Directions =
Set down the listing below verbatim, but only from its first line through the line containing "84.4, 86, 87.3];".

─── Data

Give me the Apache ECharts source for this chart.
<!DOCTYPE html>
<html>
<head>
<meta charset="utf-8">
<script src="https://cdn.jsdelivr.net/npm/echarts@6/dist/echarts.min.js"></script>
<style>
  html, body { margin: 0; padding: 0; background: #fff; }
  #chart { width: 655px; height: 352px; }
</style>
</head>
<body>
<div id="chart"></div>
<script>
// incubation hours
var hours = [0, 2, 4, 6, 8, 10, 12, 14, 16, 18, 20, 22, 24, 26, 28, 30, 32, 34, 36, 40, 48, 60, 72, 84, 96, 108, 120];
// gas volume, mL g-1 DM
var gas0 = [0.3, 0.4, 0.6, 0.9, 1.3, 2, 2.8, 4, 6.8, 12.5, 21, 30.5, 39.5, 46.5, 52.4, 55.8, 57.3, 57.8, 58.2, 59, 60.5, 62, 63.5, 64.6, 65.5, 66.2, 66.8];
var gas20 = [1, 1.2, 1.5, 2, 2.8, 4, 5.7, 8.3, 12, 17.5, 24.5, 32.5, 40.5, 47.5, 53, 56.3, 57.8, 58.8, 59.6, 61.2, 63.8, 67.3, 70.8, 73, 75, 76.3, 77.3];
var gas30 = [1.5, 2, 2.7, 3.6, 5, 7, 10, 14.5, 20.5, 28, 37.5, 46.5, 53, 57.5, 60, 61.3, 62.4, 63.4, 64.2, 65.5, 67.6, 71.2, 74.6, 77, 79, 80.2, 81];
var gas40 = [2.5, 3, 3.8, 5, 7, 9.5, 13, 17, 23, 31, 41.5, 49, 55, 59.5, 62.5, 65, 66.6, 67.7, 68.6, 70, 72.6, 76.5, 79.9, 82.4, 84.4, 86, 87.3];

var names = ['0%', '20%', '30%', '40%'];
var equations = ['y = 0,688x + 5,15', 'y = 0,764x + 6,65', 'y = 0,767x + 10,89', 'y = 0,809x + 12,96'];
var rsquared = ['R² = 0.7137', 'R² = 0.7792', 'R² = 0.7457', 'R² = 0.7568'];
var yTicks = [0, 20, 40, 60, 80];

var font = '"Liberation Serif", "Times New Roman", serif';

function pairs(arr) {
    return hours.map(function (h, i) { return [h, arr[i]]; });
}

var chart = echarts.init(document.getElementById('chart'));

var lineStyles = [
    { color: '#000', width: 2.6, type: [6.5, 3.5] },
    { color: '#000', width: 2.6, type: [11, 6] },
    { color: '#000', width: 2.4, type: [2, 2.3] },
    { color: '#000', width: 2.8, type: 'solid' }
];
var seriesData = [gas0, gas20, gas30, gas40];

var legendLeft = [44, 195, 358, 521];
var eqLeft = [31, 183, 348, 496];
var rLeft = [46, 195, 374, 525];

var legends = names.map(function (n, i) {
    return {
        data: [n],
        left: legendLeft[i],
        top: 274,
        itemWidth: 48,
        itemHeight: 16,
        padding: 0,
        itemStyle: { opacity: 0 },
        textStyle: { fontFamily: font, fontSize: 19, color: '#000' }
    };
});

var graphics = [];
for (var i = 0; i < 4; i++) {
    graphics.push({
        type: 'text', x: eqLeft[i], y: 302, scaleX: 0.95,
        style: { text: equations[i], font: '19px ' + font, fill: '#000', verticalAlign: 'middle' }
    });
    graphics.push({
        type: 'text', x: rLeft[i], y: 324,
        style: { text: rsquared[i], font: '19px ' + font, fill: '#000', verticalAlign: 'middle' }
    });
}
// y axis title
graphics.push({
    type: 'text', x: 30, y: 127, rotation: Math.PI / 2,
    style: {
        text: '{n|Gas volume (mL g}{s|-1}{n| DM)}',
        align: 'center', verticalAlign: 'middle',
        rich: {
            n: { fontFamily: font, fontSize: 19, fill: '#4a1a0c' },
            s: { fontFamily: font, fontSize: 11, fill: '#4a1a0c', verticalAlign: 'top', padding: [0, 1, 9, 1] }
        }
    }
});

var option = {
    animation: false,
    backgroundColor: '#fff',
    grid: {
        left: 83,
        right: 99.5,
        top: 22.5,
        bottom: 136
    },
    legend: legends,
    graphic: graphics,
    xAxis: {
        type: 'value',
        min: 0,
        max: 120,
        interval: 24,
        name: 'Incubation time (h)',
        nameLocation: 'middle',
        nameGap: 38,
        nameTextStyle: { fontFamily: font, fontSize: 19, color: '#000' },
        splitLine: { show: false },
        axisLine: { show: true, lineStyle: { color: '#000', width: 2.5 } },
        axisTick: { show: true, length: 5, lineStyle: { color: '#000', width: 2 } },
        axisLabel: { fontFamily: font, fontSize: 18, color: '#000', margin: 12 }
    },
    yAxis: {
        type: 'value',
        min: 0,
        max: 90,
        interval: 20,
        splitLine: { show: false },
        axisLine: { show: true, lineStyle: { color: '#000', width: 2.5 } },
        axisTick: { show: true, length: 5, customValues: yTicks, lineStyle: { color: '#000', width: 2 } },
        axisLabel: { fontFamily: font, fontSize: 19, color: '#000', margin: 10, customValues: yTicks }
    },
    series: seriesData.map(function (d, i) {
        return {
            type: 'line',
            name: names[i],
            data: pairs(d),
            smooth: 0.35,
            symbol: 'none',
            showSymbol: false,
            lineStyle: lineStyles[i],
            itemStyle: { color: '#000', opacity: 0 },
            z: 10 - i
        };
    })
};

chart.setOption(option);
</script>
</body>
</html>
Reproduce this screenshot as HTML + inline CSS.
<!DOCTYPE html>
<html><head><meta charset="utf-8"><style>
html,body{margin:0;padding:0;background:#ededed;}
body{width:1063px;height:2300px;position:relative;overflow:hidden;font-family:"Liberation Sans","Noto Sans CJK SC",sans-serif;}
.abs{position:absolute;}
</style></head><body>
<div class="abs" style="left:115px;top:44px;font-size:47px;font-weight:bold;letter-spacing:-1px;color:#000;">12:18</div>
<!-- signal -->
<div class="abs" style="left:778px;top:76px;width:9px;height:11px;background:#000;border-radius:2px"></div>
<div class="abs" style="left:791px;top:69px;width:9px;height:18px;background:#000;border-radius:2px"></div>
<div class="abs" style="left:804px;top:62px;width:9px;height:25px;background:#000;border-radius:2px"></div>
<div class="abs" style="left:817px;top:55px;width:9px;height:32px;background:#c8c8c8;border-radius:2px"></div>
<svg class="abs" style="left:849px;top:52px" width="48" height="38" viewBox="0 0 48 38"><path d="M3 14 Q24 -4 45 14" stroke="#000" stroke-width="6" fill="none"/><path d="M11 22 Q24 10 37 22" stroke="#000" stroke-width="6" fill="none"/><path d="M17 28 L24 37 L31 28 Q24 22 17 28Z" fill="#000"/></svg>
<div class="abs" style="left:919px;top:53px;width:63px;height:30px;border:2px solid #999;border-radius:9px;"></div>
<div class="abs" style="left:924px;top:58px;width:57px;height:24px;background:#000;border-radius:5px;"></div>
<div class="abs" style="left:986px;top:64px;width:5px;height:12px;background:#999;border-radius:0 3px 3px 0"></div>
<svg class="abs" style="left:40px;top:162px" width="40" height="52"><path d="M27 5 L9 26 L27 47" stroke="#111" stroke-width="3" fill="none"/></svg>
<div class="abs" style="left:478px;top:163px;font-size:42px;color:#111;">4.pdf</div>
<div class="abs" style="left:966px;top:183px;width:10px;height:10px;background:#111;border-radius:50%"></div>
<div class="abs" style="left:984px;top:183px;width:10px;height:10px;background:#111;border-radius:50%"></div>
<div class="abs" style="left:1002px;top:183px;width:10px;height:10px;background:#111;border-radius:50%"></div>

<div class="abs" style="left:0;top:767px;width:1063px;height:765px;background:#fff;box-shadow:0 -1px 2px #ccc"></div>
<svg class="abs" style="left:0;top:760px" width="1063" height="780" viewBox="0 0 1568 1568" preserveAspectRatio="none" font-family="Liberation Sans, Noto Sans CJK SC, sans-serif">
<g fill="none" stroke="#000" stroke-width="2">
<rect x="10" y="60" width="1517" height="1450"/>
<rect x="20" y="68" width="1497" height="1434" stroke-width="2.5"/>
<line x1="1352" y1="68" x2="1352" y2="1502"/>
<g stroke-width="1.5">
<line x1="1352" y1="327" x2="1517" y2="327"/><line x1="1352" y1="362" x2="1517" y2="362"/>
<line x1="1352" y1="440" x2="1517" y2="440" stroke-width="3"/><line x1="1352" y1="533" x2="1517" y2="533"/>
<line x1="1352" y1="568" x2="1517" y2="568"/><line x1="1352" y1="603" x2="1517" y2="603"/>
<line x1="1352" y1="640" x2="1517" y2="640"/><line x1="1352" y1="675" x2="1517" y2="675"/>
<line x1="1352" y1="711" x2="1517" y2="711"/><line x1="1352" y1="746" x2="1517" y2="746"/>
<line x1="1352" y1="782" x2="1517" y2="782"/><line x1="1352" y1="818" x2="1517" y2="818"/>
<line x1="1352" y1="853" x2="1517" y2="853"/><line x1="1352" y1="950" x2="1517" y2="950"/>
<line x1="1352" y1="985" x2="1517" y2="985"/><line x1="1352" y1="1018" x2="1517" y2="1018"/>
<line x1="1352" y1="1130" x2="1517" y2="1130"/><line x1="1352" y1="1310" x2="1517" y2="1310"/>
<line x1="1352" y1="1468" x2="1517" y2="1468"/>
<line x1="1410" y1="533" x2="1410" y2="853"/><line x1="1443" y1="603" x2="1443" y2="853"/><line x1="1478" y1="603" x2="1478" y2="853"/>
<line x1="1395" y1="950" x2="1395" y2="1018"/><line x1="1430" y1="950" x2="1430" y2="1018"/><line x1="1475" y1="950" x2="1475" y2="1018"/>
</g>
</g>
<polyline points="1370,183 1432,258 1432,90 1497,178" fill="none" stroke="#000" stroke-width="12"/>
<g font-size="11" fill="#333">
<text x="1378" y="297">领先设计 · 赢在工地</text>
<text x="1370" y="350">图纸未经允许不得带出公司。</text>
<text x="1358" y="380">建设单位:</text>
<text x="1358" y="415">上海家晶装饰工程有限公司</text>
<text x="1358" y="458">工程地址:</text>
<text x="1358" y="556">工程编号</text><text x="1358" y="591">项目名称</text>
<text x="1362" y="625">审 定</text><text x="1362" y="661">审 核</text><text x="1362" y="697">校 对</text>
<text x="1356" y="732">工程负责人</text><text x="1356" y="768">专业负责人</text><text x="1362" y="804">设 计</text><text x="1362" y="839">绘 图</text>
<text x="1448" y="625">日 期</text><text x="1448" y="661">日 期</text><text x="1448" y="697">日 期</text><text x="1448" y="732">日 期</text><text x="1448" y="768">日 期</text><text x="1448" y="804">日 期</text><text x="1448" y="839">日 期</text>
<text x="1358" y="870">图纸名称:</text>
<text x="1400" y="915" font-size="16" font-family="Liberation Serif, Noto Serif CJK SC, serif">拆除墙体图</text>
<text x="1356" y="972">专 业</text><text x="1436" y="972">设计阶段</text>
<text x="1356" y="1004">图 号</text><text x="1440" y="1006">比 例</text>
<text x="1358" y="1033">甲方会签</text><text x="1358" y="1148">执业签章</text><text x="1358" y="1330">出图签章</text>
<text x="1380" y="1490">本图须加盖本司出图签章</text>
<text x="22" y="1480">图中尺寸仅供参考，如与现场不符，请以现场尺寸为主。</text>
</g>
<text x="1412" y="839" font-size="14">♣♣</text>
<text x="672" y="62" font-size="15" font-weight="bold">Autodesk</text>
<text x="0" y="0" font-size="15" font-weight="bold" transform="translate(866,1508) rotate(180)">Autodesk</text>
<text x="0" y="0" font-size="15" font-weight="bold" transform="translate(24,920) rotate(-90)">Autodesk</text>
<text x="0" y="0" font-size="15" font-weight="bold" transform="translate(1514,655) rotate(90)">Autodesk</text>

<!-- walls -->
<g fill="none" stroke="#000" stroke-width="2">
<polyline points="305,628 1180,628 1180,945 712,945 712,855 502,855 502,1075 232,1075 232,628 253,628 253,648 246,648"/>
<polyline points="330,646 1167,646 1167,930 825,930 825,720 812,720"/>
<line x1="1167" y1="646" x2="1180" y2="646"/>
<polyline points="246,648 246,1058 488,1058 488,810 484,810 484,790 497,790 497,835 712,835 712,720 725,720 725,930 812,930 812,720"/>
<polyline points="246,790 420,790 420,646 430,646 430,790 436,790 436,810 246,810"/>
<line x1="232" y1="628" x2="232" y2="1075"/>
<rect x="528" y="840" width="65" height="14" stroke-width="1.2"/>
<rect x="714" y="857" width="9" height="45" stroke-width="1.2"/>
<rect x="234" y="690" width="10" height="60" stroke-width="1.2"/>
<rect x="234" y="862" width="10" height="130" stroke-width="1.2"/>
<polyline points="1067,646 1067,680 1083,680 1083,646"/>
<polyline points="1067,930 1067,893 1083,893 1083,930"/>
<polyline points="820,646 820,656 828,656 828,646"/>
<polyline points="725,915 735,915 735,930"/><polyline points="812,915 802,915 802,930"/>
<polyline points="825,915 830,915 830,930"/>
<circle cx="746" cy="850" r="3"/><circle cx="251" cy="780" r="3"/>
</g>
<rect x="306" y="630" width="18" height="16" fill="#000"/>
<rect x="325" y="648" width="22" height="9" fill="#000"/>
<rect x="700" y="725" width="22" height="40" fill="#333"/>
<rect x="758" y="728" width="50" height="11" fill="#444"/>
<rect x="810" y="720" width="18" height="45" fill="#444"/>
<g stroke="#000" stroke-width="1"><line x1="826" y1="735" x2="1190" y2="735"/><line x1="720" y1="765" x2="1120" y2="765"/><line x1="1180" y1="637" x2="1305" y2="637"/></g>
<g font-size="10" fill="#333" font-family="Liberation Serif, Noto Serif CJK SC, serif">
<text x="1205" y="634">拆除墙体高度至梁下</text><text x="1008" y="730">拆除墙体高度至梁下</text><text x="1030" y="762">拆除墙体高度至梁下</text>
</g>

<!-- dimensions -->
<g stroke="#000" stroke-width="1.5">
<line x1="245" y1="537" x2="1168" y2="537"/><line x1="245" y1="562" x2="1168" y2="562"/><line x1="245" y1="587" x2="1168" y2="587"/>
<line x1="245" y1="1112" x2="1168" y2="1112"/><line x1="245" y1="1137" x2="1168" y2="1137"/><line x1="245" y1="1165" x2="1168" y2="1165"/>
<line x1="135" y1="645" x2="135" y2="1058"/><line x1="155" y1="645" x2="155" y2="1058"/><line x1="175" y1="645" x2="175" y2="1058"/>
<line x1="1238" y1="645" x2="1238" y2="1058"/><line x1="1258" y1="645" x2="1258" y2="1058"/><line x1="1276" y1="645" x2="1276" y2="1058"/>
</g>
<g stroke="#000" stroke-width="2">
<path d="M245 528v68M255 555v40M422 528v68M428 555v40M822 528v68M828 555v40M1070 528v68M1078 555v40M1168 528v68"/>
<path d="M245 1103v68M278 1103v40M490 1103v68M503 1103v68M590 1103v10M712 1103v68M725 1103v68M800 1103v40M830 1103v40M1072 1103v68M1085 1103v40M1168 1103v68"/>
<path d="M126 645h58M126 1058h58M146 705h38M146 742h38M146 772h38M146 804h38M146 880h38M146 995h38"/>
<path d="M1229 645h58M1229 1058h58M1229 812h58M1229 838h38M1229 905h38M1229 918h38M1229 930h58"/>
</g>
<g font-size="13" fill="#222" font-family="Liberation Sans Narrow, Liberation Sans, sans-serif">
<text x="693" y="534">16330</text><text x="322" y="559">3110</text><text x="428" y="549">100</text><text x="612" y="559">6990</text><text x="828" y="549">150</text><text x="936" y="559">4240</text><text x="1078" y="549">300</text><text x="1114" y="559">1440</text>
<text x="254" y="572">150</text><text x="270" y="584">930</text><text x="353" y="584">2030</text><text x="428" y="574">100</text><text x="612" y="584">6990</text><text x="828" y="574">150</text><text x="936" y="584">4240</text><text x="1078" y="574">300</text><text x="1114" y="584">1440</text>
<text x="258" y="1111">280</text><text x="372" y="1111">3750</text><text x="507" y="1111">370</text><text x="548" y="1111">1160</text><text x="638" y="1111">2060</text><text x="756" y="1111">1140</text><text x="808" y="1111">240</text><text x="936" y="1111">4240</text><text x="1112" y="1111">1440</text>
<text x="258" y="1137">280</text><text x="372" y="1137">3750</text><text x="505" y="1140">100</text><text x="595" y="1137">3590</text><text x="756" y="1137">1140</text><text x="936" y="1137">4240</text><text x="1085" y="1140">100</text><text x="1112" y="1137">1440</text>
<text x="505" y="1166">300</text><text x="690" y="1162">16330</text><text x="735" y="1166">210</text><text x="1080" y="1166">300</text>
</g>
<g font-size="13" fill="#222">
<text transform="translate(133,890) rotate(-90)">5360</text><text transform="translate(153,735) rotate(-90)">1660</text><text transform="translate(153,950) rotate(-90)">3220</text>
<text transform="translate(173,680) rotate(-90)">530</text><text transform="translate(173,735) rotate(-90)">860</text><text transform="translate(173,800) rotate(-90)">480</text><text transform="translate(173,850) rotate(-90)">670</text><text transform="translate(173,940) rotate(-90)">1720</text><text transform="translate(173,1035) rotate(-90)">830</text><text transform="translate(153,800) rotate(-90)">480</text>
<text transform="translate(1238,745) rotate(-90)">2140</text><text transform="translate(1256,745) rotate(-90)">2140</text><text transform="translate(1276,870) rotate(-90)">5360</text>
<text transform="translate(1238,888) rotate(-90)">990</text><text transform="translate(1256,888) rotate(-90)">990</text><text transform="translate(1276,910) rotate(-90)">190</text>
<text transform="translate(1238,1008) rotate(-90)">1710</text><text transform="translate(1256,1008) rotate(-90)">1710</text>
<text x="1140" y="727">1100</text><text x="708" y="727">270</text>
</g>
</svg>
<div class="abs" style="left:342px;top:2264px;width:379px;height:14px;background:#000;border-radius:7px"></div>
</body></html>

──────

Exercise response =
Give me the Apache ECharts source for this chart.
<!DOCTYPE html>
<html>
<head>
<meta charset="utf-8">
<script src="https://cdn.jsdelivr.net/npm/echarts@6/dist/echarts.min.js"></script>
<style>
  html, body { margin: 0; padding: 0; background: #fff; }
  #chart { width: 655px; height: 352px; }
</style>
</head>
<body>
<div id="chart"></div>
<script>
// incubation hours
var hours = [0, 2, 4, 6, 8, 10, 12, 14, 16, 18, 20, 22, 24, 26, 28, 30, 32, 34, 36, 40, 48, 60, 72, 84, 96, 108, 120];
// gas volume, mL g-1 DM
var gas0 = [0.3, 0.4, 0.6, 0.9, 1.3, 2, 2.8, 4, 6.8, 12.5, 21, 30.5, 39.5, 46.5, 52.4, 55.8, 57.3, 57.8, 58.2, 59, 60.5, 62, 63.5, 64.6, 65.5, 66.2, 66.8];
var gas20 = [1, 1.2, 1.5, 2, 2.8, 4, 5.7, 8.3, 12, 17.5, 24.5, 32.5, 40.5, 47.5, 53, 56.3, 57.8, 58.8, 59.6, 61.2, 63.8, 67.3, 70.8, 73, 75, 76.3, 77.3];
var gas30 = [1.5, 2, 2.7, 3.6, 5, 7, 10, 14.5, 20.5, 28, 37.5, 46.5, 53, 57.5, 60, 61.3, 62.4, 63.4, 64.2, 65.5, 67.6, 71.2, 74.6, 77, 79, 80.2, 81];
var gas40 = [2.5, 3, 3.8, 5, 7, 9.5, 13, 17, 23, 31, 41.5, 49, 55, 59.5, 62.5, 65, 66.6, 67.7, 68.6, 70, 72.6, 76.5, 79.9, 82.4, 84.4, 86, 87.3];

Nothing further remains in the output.